Recorded information
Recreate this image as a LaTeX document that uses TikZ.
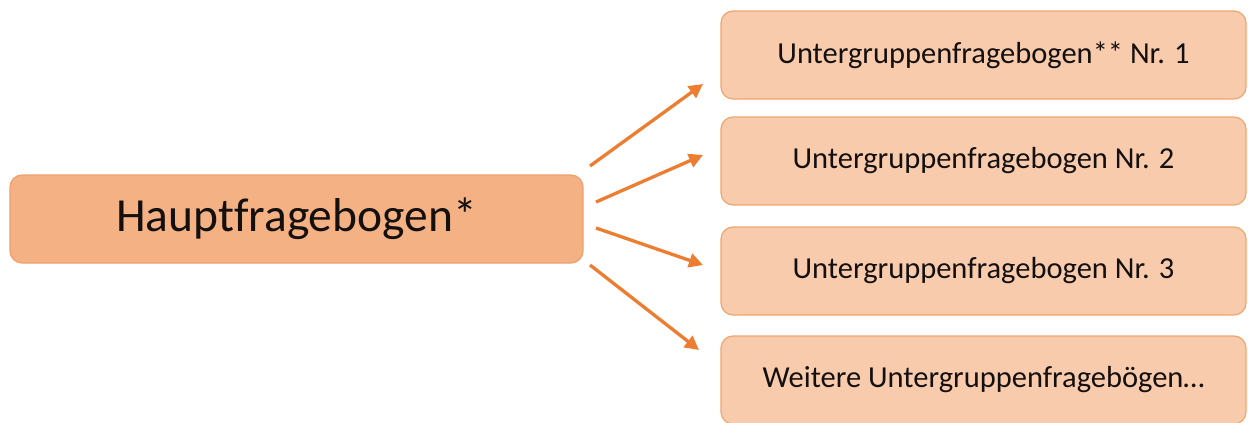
\documentclass[tikz,border=0pt]{standalone}
\usepackage{fontspec}
\setmainfont{Carlito}[Ligatures=NoCommon]
\usetikzlibrary{arrows.meta}
\definecolor{mainfill}{HTML}{F4B183}
\definecolor{mainborder}{HTML}{EFA06C}
\definecolor{subfill}{HTML}{F8CBAD}
\definecolor{subborder}{HTML}{F0A56E}
\definecolor{arrowcol}{HTML}{ED7D31}
\definecolor{txt}{HTML}{151010}
\tikzset{
  mainbox/.style={draw=mainborder, line width=1.2pt, fill=mainfill, rounded corners=12pt,
    minimum width=573pt, minimum height=88pt, inner sep=0pt, text=txt,
    font=\fontsize{47.5}{50}\selectfont},
  subbox/.style={draw=subborder, line width=1.2pt, fill=subfill, rounded corners=12pt,
    minimum width=525pt, minimum height=88pt, inner sep=0pt, text=txt,
    font=\fontsize{30.5}{33}\selectfont},
  conn/.style={draw=arrowcol, line width=3.3pt, -{Triangle[length=14pt,width=14pt]}}
}
\begin{document}
\begin{tikzpicture}[x=1pt,y=-1pt]
\useasboundingbox (0,0) rectangle (1248,423);
\node[mainbox] (main) at (296.5,219) {Hauptfragebogen*};
\node[subbox] (s1) at (983.5,55) {Untergruppenfragebogen** Nr. 1};
\node[subbox] (s2) at (983.5,161) {Untergruppenfragebogen Nr. 2};
\node[subbox] (s3) at (983.5,271) {Untergruppenfragebogen Nr. 3};
\node[subbox] (s4) at (983.5,380) {Weitere Untergruppenfragebögen…};
\coordinate (a1s) at (590,166); \coordinate (a1e) at (703,84);
\coordinate (a2s) at (596,202); \coordinate (a2e) at (703,155);
\coordinate (a3s) at (596,228); \coordinate (a3e) at (703,265);
\coordinate (a4s) at (590,265); \coordinate (a4e) at (699,350);
\draw[conn] (a1s) -- (a1e);
\draw[conn] (a2s) -- (a2e);
\draw[conn] (a3s) -- (a3e);
\draw[conn] (a4s) -- (a4e);
\end{tikzpicture}
\end{document}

Exercise objective
Your copy of the data should match it exactly, except that pictures are left out.

Result of this task
Recreate this image as a LaTeX document that uses TikZ.
\documentclass[tikz,border=0pt]{standalone}
\usepackage{fontspec}
\setmainfont{Carlito}[Ligatures=NoCommon]
\usetikzlibrary{arrows.meta}
\definecolor{mainfill}{HTML}{F4B183}
\definecolor{mainborder}{HTML}{EFA06C}
\definecolor{subfill}{HTML}{F8CBAD}
\definecolor{subborder}{HTML}{F0A56E}
\definecolor{arrowcol}{HTML}{ED7D31}
\definecolor{txt}{HTML}{151010}
\tikzset{
  mainbox/.style={draw=mainborder, line width=1.2pt, fill=mainfill, rounded corners=12pt,
    minimum width=573pt, minimum height=88pt, inner sep=0pt, text=txt,
    font=\fontsize{47.5}{50}\selectfont},
  subbox/.style={draw=subborder, line width=1.2pt, fill=subfill, rounded corners=12pt,
    minimum width=525pt, minimum height=88pt, inner sep=0pt, text=txt,
    font=\fontsize{30.5}{33}\selectfont},
  conn/.style={draw=arrowcol, line width=3.3pt, -{Triangle[length=14pt,width=14pt]}}
}
\begin{document}
\begin{tikzpicture}[x=1pt,y=-1pt]
\useasboundingbox (0,0) rectangle (1248,423);
\node[mainbox] (main) at (296.5,219) {Hauptfragebogen*};
\node[subbox] (s1) at (983.5,55) {Untergruppenfragebogen** Nr. 1};
\node[subbox] (s2) at (983.5,161) {Untergruppenfragebogen Nr. 2};
\node[subbox] (s3) at (983.5,271) {Untergruppenfragebogen Nr. 3};
\node[subbox] (s4) at (983.5,380) {Weitere Untergruppenfragebögen…};
\coordinate (a1s) at (590,166); \coordinate (a1e) at (703,84);
\coordinate (a2s) at (596,202); \coordinate (a2e) at (703,155);
\coordinate (a3s) at (596,228); \coordinate (a3e) at (703,265);
\coordinate (a4s) at (590,265); \coordinate (a4e) at (699,350);
\draw[conn] (a1s) -- (a1e);
\draw[conn] (a2s) -- (a2e);
\draw[conn] (a3s) -- (a3e);
\draw[conn] (a4s) -- (a4e);
\end{tikzpicture}
\end{document}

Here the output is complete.